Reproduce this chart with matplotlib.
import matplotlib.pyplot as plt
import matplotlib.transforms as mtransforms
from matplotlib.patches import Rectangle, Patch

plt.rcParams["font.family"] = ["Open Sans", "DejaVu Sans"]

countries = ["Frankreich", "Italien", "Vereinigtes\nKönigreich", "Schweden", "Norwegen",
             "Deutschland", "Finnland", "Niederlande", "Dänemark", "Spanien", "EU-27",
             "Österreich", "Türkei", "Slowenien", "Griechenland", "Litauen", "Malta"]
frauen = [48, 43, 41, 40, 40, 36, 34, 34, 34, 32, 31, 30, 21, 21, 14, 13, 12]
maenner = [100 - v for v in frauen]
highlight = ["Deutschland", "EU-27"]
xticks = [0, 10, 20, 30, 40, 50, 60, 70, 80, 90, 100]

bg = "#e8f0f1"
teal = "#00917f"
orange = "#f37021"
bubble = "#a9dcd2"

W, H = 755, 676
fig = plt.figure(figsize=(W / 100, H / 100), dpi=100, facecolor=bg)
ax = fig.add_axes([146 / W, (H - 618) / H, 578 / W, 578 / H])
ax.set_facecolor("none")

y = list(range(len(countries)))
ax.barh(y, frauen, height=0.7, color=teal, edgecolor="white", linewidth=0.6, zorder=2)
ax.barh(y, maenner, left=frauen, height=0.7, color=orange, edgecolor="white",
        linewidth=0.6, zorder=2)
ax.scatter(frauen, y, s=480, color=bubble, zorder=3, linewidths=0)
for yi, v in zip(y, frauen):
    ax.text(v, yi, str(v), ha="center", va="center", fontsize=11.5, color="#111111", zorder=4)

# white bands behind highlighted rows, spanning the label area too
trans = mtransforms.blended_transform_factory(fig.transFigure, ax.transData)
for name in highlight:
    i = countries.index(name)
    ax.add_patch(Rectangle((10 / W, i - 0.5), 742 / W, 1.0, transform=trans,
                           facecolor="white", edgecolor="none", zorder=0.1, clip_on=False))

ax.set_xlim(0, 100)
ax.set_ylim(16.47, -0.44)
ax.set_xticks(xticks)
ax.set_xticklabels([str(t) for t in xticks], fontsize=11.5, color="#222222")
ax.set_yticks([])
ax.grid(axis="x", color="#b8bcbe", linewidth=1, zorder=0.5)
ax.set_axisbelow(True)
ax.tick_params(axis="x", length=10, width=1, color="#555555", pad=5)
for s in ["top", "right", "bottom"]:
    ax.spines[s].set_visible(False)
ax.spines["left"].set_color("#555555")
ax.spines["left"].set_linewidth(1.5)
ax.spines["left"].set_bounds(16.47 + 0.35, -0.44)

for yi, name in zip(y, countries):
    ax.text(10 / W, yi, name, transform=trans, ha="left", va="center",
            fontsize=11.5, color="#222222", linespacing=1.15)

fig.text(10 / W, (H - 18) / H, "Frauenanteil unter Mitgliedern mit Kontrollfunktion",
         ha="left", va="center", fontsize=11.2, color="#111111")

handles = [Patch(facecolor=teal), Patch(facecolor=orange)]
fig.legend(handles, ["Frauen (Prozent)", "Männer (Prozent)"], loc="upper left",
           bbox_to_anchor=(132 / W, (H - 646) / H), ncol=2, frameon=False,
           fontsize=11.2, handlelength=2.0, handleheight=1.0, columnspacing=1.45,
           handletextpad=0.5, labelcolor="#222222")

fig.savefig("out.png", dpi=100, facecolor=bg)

• _REQUIRED TASK_
Repeat the listing above without any change.

• _SOLUTION_
Reproduce this chart with matplotlib.
import matplotlib.pyplot as plt
import matplotlib.transforms as mtransforms
from matplotlib.patches import Rectangle, Patch

plt.rcParams["font.family"] = ["Open Sans", "DejaVu Sans"]

countries = ["Frankreich", "Italien", "Vereinigtes\nKönigreich", "Schweden", "Norwegen",
             "Deutschland", "Finnland", "Niederlande", "Dänemark", "Spanien", "EU-27",
             "Österreich", "Türkei", "Slowenien", "Griechenland", "Litauen", "Malta"]
frauen = [48, 43, 41, 40, 40, 36, 34, 34, 34, 32, 31, 30, 21, 21, 14, 13, 12]
maenner = [100 - v for v in frauen]
highlight = ["Deutschland", "EU-27"]
xticks = [0, 10, 20, 30, 40, 50, 60, 70, 80, 90, 100]

bg = "#e8f0f1"
teal = "#00917f"
orange = "#f37021"
bubble = "#a9dcd2"

W, H = 755, 676
fig = plt.figure(figsize=(W / 100, H / 100), dpi=100, facecolor=bg)
ax = fig.add_axes([146 / W, (H - 618) / H, 578 / W, 578 / H])
ax.set_facecolor("none")

y = list(range(len(countries)))
ax.barh(y, frauen, height=0.7, color=teal, edgecolor="white", linewidth=0.6, zorder=2)
ax.barh(y, maenner, left=frauen, height=0.7, color=orange, edgecolor="white",
        linewidth=0.6, zorder=2)
ax.scatter(frauen, y, s=480, color=bubble, zorder=3, linewidths=0)
for yi, v in zip(y, frauen):
    ax.text(v, yi, str(v), ha="center", va="center", fontsize=11.5, color="#111111", zorder=4)

# white bands behind highlighted rows, spanning the label area too
trans = mtransforms.blended_transform_factory(fig.transFigure, ax.transData)
for name in highlight:
    i = countries.index(name)
    ax.add_patch(Rectangle((10 / W, i - 0.5), 742 / W, 1.0, transform=trans,
                           facecolor="white", edgecolor="none", zorder=0.1, clip_on=False))

ax.set_xlim(0, 100)
ax.set_ylim(16.47, -0.44)
ax.set_xticks(xticks)
ax.set_xticklabels([str(t) for t in xticks], fontsize=11.5, color="#222222")
ax.set_yticks([])
ax.grid(axis="x", color="#b8bcbe", linewidth=1, zorder=0.5)
ax.set_axisbelow(True)
ax.tick_params(axis="x", length=10, width=1, color="#555555", pad=5)
for s in ["top", "right", "bottom"]:
    ax.spines[s].set_visible(False)
ax.spines["left"].set_color("#555555")
ax.spines["left"].set_linewidth(1.5)
ax.spines["left"].set_bounds(16.47 + 0.35, -0.44)

for yi, name in zip(y, countries):
    ax.text(10 / W, yi, name, transform=trans, ha="left", va="center",
            fontsize=11.5, color="#222222", linespacing=1.15)

fig.text(10 / W, (H - 18) / H, "Frauenanteil unter Mitgliedern mit Kontrollfunktion",
         ha="left", va="center", fontsize=11.2, color="#111111")

handles = [Patch(facecolor=teal), Patch(facecolor=orange)]
fig.legend(handles, ["Frauen (Prozent)", "Männer (Prozent)"], loc="upper left",
           bbox_to_anchor=(132 / W, (H - 646) / H), ncol=2, frameon=False,
           fontsize=11.2, handlelength=2.0, handleheight=1.0, columnspacing=1.45,
           handletextpad=0.5, labelcolor="#222222")

fig.savefig("out.png", dpi=100, facecolor=bg)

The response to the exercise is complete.